America, the big melting pot, has always been influencing the music of the whole world. It gave birth to many different styles and music traditions. Jazz, Hip-Hop and Blues are the three most known and most popular traditions that also originated in the US.

One of the most famous of musical traditions is that of the Blues. It has also been one of the most influential, paving the way for many other new styles of music. Blues, a distinct style of music, began to emerge around the 1860's. After the civil war, the newly freed Afro-American people were presented with a new difficulty. They had been removed from the lives that they had previously known and thrown into a new life, a life of segregation and contempt. The American culture could no longer condone the use of slavery, but it was not ready to accept the new free men and women into their society either. Many had to travel the country in search of work. These people were mostly men and those of whom music appealed to most took up instruments such as the guitar and harmonica because these instruments were cheap and easy to travel with. It was in this setting of a sense of deep segregation that the blues was born.

The distinction that made Blues so different from other music was it's clear roots from the work song of the olden days. The early blues artists and even the later Jazz musicians used their instruments as extensions of their voice.
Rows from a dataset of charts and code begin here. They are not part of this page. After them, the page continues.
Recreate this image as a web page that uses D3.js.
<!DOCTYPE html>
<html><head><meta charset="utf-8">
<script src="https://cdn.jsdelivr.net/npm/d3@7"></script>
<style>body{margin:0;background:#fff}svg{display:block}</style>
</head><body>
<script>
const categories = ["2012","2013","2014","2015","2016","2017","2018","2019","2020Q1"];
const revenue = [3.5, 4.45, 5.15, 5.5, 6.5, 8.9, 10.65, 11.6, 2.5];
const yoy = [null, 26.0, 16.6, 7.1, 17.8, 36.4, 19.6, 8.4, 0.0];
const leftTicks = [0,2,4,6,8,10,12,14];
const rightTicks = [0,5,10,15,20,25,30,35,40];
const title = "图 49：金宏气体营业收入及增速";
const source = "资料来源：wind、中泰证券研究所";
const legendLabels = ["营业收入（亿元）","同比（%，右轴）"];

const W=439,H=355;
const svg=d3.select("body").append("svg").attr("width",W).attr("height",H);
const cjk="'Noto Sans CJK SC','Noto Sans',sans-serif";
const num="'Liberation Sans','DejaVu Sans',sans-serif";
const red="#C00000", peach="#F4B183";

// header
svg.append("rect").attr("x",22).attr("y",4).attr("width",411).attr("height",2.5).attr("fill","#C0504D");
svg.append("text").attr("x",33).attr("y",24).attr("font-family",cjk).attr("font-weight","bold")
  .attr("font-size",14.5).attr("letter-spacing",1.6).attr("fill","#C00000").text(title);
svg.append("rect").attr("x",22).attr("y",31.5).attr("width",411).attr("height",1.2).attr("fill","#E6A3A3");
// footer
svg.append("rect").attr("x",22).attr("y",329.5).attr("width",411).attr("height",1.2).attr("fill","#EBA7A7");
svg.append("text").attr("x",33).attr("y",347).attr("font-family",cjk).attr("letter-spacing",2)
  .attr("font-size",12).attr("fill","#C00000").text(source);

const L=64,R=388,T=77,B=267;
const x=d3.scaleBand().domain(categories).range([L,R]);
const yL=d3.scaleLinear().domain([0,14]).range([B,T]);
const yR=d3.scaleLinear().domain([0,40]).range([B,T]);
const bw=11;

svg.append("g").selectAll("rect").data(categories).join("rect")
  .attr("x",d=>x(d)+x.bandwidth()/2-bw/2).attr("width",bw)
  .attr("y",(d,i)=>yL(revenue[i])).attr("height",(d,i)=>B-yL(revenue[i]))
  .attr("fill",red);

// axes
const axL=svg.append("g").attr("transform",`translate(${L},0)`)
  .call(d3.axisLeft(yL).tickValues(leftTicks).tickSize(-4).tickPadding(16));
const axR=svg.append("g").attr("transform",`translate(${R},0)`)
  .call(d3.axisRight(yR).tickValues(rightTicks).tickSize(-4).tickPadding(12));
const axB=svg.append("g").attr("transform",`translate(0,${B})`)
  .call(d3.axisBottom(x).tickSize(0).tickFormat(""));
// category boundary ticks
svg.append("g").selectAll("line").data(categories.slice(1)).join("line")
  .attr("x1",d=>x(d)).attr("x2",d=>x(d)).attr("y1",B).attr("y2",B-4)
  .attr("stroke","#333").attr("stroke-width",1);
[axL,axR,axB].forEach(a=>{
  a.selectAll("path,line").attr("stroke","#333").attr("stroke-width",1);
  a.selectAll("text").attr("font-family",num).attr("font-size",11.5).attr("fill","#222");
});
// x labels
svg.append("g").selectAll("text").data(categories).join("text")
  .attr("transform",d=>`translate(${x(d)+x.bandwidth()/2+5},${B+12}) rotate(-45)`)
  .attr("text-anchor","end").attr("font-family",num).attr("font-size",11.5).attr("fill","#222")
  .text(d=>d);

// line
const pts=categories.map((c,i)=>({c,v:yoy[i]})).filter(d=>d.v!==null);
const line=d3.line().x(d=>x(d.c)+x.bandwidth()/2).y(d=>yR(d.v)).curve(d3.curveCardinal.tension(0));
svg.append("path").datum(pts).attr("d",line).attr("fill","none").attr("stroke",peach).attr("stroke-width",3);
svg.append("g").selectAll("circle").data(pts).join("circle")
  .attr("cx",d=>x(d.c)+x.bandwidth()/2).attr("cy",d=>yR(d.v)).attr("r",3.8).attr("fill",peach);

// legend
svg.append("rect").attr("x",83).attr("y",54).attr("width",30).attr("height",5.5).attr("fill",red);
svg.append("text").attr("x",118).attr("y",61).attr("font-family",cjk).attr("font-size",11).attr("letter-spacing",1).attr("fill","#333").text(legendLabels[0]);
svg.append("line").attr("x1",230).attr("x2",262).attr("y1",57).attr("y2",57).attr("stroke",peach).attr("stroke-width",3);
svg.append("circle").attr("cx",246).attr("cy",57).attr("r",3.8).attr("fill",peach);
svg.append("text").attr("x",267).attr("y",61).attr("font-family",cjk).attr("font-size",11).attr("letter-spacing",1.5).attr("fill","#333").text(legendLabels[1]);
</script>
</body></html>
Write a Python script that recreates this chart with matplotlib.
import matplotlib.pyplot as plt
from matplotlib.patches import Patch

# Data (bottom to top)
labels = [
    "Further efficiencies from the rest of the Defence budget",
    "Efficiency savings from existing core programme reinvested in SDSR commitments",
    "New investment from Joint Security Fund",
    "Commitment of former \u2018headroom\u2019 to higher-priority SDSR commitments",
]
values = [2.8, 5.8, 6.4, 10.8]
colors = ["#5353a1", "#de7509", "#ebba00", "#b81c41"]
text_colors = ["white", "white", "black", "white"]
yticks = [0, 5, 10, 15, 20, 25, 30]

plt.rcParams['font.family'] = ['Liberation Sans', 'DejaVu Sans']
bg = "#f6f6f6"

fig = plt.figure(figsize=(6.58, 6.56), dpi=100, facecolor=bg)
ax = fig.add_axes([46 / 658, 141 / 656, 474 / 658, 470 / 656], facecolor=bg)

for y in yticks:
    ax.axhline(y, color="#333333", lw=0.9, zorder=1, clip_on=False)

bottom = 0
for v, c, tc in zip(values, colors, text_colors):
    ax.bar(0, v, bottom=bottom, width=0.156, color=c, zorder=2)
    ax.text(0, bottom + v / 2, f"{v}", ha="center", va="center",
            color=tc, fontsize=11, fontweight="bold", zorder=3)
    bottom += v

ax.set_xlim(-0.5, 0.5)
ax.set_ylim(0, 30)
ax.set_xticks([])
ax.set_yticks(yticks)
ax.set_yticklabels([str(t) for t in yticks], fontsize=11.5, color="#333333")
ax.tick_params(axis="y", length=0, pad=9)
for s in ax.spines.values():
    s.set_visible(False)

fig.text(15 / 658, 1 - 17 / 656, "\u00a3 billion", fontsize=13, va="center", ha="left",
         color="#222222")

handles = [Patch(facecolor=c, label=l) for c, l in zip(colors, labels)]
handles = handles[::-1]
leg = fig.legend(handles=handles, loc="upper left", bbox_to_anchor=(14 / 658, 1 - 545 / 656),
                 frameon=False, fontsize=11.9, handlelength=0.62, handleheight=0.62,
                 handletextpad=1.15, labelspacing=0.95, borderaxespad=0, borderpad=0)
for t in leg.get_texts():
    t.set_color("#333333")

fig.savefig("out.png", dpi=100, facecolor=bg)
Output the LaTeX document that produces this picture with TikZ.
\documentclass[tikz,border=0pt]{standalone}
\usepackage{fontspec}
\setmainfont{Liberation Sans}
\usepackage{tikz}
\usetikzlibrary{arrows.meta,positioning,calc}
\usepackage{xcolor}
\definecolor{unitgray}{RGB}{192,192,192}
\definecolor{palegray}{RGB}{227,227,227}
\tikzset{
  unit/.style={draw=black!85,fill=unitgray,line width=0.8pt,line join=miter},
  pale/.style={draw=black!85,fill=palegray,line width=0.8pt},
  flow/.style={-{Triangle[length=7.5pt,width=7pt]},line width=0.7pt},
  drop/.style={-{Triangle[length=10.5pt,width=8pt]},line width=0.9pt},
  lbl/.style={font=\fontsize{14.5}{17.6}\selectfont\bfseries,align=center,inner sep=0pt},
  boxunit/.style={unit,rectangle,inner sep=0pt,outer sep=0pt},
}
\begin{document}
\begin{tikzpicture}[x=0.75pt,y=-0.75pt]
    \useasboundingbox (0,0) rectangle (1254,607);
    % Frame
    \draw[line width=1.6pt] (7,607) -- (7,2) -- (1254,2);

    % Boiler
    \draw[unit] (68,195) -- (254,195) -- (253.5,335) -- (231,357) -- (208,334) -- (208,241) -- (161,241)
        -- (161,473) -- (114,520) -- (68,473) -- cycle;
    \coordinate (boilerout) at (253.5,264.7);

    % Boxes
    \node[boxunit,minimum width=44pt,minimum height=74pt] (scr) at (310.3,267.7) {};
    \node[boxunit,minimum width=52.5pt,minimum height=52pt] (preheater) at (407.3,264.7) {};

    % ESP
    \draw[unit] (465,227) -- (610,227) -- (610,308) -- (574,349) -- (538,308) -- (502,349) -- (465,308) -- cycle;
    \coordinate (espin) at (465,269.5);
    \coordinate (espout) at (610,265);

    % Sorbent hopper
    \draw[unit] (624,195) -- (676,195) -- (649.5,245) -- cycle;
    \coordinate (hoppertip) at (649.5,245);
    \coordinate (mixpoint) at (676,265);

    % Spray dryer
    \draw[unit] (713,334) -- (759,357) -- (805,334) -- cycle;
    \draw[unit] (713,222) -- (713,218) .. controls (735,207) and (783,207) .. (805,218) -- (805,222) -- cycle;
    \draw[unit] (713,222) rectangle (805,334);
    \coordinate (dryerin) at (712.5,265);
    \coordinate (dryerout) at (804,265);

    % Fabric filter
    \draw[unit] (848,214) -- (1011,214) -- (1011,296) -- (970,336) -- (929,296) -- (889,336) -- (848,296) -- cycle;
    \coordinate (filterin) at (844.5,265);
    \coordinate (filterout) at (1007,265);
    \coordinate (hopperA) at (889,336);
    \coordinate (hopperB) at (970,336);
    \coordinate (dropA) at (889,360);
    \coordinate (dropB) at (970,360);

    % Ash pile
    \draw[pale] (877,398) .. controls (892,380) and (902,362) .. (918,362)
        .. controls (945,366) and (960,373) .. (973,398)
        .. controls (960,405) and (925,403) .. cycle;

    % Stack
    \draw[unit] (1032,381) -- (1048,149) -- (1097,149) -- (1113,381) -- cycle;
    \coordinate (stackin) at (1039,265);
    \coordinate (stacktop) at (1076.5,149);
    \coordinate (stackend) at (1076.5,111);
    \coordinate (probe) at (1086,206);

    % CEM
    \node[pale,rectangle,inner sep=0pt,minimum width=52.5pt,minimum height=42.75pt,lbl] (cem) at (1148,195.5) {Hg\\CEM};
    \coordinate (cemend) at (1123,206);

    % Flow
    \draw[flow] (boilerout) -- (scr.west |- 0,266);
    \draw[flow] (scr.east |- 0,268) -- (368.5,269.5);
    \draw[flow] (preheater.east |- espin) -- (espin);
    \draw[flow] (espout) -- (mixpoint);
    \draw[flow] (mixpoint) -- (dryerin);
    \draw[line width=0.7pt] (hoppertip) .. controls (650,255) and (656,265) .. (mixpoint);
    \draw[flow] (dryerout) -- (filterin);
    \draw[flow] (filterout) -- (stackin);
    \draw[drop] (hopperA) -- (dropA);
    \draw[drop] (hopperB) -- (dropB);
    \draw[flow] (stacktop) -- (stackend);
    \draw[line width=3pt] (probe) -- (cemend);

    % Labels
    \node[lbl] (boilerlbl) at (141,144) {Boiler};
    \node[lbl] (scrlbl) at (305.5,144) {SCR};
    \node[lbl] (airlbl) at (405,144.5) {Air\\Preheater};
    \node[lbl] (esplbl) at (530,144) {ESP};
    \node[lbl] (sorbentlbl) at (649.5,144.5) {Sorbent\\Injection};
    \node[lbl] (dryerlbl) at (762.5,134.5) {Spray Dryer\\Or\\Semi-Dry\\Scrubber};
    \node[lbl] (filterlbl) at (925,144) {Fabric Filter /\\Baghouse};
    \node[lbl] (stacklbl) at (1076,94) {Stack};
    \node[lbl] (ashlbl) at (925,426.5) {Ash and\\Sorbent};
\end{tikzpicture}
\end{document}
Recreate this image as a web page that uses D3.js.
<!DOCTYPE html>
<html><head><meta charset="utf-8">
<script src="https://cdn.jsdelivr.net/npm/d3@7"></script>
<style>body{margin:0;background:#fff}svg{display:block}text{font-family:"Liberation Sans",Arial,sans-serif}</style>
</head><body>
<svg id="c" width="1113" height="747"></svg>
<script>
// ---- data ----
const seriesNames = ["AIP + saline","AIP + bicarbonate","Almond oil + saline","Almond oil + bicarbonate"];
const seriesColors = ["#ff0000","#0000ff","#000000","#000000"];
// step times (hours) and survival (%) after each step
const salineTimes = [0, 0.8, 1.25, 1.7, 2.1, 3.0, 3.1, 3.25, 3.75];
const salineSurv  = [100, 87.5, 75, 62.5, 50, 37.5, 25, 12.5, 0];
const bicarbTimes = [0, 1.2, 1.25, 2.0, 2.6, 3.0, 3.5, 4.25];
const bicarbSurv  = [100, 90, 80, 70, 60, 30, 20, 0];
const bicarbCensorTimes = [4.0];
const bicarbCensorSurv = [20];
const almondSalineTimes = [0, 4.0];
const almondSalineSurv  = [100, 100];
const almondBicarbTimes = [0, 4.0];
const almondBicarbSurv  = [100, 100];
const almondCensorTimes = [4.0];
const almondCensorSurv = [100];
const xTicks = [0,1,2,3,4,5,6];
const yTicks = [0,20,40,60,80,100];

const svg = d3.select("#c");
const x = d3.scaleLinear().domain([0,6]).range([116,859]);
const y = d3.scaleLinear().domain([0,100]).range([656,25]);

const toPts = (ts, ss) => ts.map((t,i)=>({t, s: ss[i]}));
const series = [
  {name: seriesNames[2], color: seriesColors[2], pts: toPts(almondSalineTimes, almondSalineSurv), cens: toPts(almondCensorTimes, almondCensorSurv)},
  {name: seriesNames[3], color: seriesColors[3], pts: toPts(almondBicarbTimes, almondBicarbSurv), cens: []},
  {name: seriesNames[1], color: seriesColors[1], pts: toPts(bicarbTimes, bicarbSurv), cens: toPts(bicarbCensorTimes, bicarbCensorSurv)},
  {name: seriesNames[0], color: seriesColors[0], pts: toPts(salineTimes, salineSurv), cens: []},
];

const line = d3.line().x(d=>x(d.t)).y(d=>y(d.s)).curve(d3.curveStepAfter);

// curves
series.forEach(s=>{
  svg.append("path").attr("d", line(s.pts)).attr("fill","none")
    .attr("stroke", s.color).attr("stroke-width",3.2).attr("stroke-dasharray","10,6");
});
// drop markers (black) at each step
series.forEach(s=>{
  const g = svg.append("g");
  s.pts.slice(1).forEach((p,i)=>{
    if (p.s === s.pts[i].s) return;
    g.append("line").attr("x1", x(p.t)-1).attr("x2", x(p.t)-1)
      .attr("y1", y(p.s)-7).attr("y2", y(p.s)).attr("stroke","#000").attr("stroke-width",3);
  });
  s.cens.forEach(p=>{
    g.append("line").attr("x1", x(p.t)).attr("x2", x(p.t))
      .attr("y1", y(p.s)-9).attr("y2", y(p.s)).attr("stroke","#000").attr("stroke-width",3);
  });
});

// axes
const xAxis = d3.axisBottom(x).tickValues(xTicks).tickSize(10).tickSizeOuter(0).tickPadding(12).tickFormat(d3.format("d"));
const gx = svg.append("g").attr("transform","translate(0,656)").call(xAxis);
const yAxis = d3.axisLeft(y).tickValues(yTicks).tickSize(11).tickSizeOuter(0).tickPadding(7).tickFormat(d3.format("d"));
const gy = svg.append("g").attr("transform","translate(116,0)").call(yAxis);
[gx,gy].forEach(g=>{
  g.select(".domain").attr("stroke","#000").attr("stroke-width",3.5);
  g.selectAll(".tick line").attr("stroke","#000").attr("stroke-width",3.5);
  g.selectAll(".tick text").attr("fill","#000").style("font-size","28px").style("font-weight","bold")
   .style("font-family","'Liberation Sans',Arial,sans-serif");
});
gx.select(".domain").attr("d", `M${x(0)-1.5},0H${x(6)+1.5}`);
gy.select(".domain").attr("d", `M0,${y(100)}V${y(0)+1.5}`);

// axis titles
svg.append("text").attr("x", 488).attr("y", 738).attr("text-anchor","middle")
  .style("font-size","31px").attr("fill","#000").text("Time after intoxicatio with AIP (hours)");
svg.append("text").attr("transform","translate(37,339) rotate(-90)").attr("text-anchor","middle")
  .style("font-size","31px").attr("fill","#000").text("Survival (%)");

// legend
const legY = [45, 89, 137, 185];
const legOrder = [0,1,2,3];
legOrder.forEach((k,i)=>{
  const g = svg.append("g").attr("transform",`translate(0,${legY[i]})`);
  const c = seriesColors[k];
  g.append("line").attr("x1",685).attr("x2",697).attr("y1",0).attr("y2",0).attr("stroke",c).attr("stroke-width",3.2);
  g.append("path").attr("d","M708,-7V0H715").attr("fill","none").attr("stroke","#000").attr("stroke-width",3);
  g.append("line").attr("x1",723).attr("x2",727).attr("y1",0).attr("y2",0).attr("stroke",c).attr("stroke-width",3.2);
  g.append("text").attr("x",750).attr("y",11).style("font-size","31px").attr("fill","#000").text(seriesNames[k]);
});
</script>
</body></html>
The rhythms that they made were in the same non-syncopated form as the work song had been and the sounds were meant to mimic the human voice. It was in this way that the blues became even more significant and even more successful in their effort to convey emotion.

Travelling Blues shows, Minstrelsies, began to tour the country. As a result, Blues began to be heard everywhere, and it began to influence more and more people. It was still primarily black music listened to by black people, but that soon began to change.